To perform further analytical analysis of the accumulated statistics, it is necessary to determine specific relationships (as well as links to their attributes and tuples) from the text of user’s queries. Tools for parsing and linguistic analysis of the text were used to solve this problem. SQL, like every programming language, has rules that define the syntactic structure of the program. The syntax of programming language constructions can be described using context-free grammars or BNF notation (Backus-Naur Form).

In the research, the ANTLR parser generator was used. It is LL (*) and has been in existence for more than 20 years. In 2013, it released its 4th version. Now its development is underway on GitHub. At the moment, it allows to generate parsers in Java, C#, Python and JavaScript. The initial step in implementing the T-SQL query parsing subsystem is to create a grammar. Further, the generated lexer and parser classes allow presenting the query code as a tree model. Then it can be used to determine the list of relationships and attributes that were used in the query. Figure 4 shows an element hierarchy tree for the "select (select number from groups where id = students.id), name, age from students" query, which consists from multiple attributes and has one subquery.

Then, each request is presented as an object that has the following attributes: the workstation, the user, and the software from which the request came; the text of the request itself; the collection of tables, which the query requested; and a collection of subqueries, if there are any. In this case, the "table" (TsqlRelation) entity is a subset of the database table and contains the table name, the collection of attributes that are involved in the query, and the collection of table primary key values, according to the tuples set that are returned as the result of the query. The fragment of the classes diagram of the SQL query parser information technology is shown in Fig. 5.

So at this step we have the set of relationships with the attributes used in the query. This is sufficient to determine the list of tables represented in the node of the distributed database and to limit the total amount of data by applying the projection operation to them. However, this may not be enough, as there are usually some tables in the accounting system database that have a lot of tuples. Such tables take a lot of disk space and create extra workload when querying them. At the same time, in one or another remote node of the distributed database, rather a small percentage of the total data amount included in them is actually used.

The next step is to determine the set of tuples used in a particular query. To do this, we extend the TsqlRelation class with the TsqlField type collection that will determine the relation primary key. If the is no primary key, or the key contains a large number of non-numeric data type attributes, and as a result, it has a large volume, the unique autoincremental not null field can be created at the DB level, which will be used later to identify the tuple.

Further, if the request has an nested queries, each of them is processed separately.
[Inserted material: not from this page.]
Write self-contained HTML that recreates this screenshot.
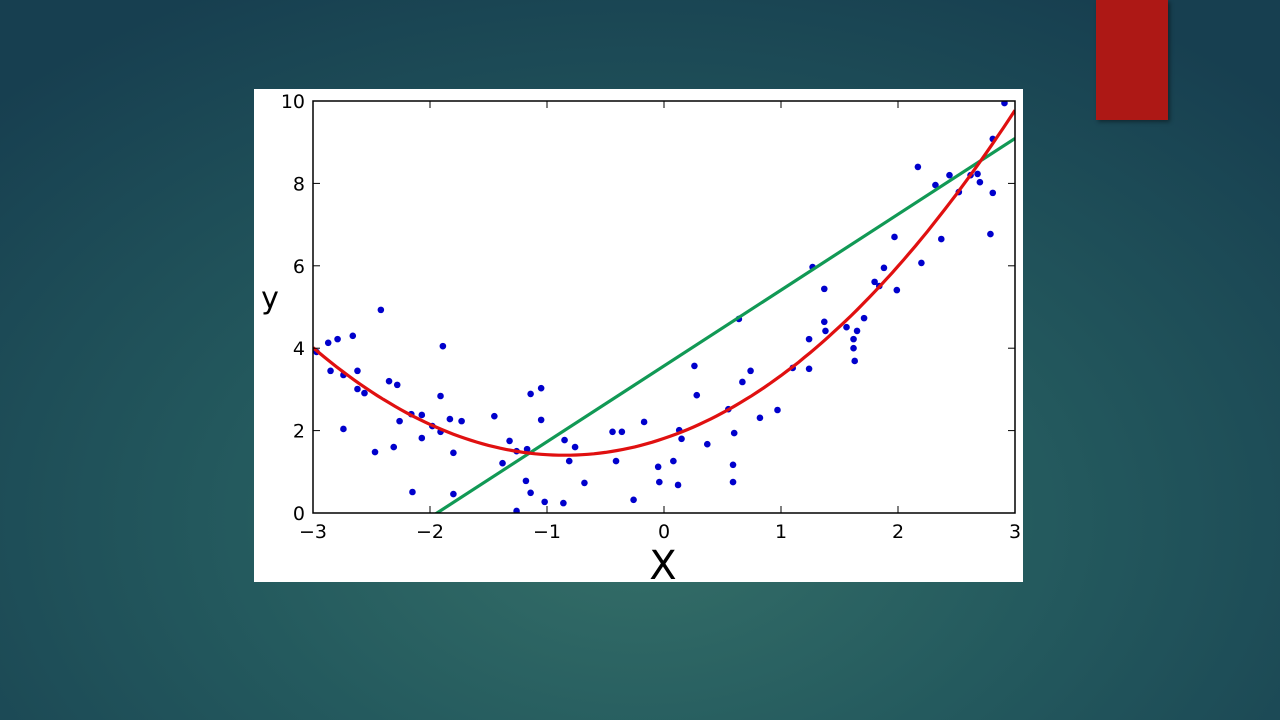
<!DOCTYPE html>
<html><head><meta charset="utf-8">
<style>
html,body{margin:0;padding:0;width:1280px;height:720px;overflow:hidden}
body{background:radial-gradient(ellipse 900px 600px at 640px 520px,#356f68 0%,#245a5e 45%,#173f50 100%);position:relative;font-family:"DejaVu Sans","Liberation Sans",sans-serif}
#redbox{position:absolute;left:1096px;top:0;width:72px;height:120px;background:#ad1815;box-shadow:2px 2px 4px rgba(0,0,0,.4)}
#card{position:absolute;left:254px;top:89px;width:769px;height:493px;background:#fff}
svg{position:absolute;left:0;top:0}
</style></head><body>
<div id="redbox"></div>
<div id="card"></div>
<svg id="chart" width="1280" height="720"></svg>
<script>
const xs=[-2.97,-2.87,-2.85,-2.79,-2.74,-2.74,-2.66,-2.62,-2.62,-2.56,-2.47,-2.42,-2.35,-2.28,-2.31,-2.26,-2.16,-2.15,-2.07,-2.07,-1.98,-1.91,-1.91,-1.89,-1.83,-1.80,-1.80,-1.73,-1.45,-1.38,-1.32,-1.26,-1.17,-1.26,-1.18,-1.14,-1.14,-1.05,-1.05,-1.02,-0.85,-0.76,-0.81,-0.68,-0.86,-0.44,-0.36,-0.41,-0.26,-0.17,-0.05,-0.04,0.08,0.12,0.13,0.15,0.26,0.28,0.37,0.55,0.59,0.59,0.60,0.64,0.67,0.74,0.82,0.97,1.10,1.24,1.24,1.27,1.37,1.37,1.38,1.56,1.62,1.62,1.63,1.65,1.71,1.80,1.84,1.88,1.99,1.97,2.17,2.20,2.32,2.37,2.44,2.52,2.62,2.68,2.70,2.81,2.79,2.81,2.91];
const ys=[3.91,4.13,3.45,4.22,2.04,3.35,4.30,3.45,3.01,2.91,1.48,4.93,3.20,3.11,1.60,2.23,2.40,0.51,2.38,1.82,2.11,1.97,2.84,4.05,2.28,1.46,0.46,2.23,2.35,1.21,1.75,1.50,1.55,0.05,0.78,2.89,0.49,3.03,2.26,0.27,1.77,1.60,1.26,0.73,0.24,1.97,1.97,1.26,0.32,2.21,1.12,0.75,1.26,0.68,2.01,1.80,3.57,2.86,1.67,2.52,1.17,0.75,1.94,4.71,3.18,3.45,2.31,2.50,3.52,4.22,3.50,5.97,5.44,4.64,4.42,4.51,4.22,4.00,3.69,4.42,4.73,5.61,5.51,5.95,5.41,6.70,8.40,6.07,7.96,6.65,8.20,7.79,8.20,8.23,8.03,7.77,6.77,9.08,9.95];
const linCoef=[3.57,1.84];
const quadCoef=[1.81,0.96,0.565];
const xTicks=[-3,-2,-1,0,1,2,3];
const yTicks=[0,2,4,6,8,10];
const xTickLabels=["\u22123","\u22122","\u22121","0","1","2","3"];
const yTickLabels=["0","2","4","6","8","10"];

const L=313,R=1015,T=101,B=513;
const sx=v=>L+(v+3)/6*(R-L);
const sy=v=>B-v/10*(B-T);
const svg=document.getElementById('chart');
const NS='http://www.w3.org/2000/svg';
function mk(tag,attrs){const e=document.createElementNS(NS,tag);for(const k in attrs)e.setAttribute(k,attrs[k]);svg.appendChild(e);return e;}

const clip=document.createElementNS(NS,'clipPath');clip.setAttribute('id','pc');
const cr=document.createElementNS(NS,'rect');cr.setAttribute('x',L);cr.setAttribute('y',T);cr.setAttribute('width',R-L);cr.setAttribute('height',B-T);
clip.appendChild(cr);svg.appendChild(clip);

for(let i=0;i<xs.length;i++){
 const c=mk('circle',{cx:sx(xs[i]),cy:sy(ys[i]),r:3.3,fill:'#0000cc','clip-path':'url(#pc)'});
 
 
}
// linear fit
let x0=-3,x1=3;
const gl=mk('line',{x1:sx(x0),y1:sy(linCoef[0]+linCoef[1]*x0),x2:sx(x1),y2:sy(linCoef[0]+linCoef[1]*x1),stroke:'#119955','stroke-width':3.2,'clip-path':'url(#pc)'});


// quadratic fit
let d='';
for(let i=0;i<=120;i++){const x=-3+6*i/120;const y=quadCoef[0]+quadCoef[1]*x+quadCoef[2]*x*x;d+=(i?'L':'M')+sx(x).toFixed(1)+','+sy(y).toFixed(1);}
const ql=mk('path',{d:d,fill:'none',stroke:'#e01010','stroke-width':3.2,'clip-path':'url(#pc)'});



const fr=mk('rect',{x:L,y:T,width:R-L,height:B-T,fill:'none',stroke:'#000','stroke-width':1.5});



xTicks.forEach((v,i)=>{
 mk('line',{x1:sx(v),y1:B,x2:sx(v),y2:B-7,stroke:'#000','stroke-width':1});
 mk('line',{x1:sx(v),y1:T,x2:sx(v),y2:T+7,stroke:'#000','stroke-width':1});
 const t=mk('text',{x:sx(v),y:B+25,'text-anchor':'middle','font-size':19,fill:'#000'});
 t.textContent=xTickLabels[i];
 
 
});
yTicks.forEach((v,i)=>{
 mk('line',{x1:L,y1:sy(v),x2:L+7,y2:sy(v),stroke:'#000','stroke-width':1});
 mk('line',{x1:R,y1:sy(v),x2:R-7,y2:sy(v),stroke:'#000','stroke-width':1});
 const t=mk('text',{x:L-8,y:sy(v)+7,'text-anchor':'end','font-size':19,fill:'#000'});
 t.textContent=yTickLabels[i];
 
 
});
const xt=mk('text',{x:663,y:579,'text-anchor':'middle','font-size':40,fill:'#000'});
xt.textContent='X';


const yt=mk('text',{x:270,y:308,'text-anchor':'middle','font-size':30,fill:'#000'});
yt.textContent='y';


</script>
</body></html>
An additional database query for each table in the query relationship collection is executed, the attribute list in which is replaced with the relation primary key. The query result is stored as the set of table attributes used by the current query. For example, if the request selects the students' names with student group numbers from two tables, using the nested query to filter by student specialty (Fig. 6), it will be divided into the next queries set (Fig. 7).

After identifying attributes set, it is available to determine the subset of valuable data for the remote database node. The determining of the subset is made using table filtering by the value of the primary key. It allows to place the most of data, that node needs, locally and, accordingly, reduce the number of distributed queries. At the same time, the amount of data in the local node is also minimal, which in turn minimizes the need to synchronize different versions of the same data.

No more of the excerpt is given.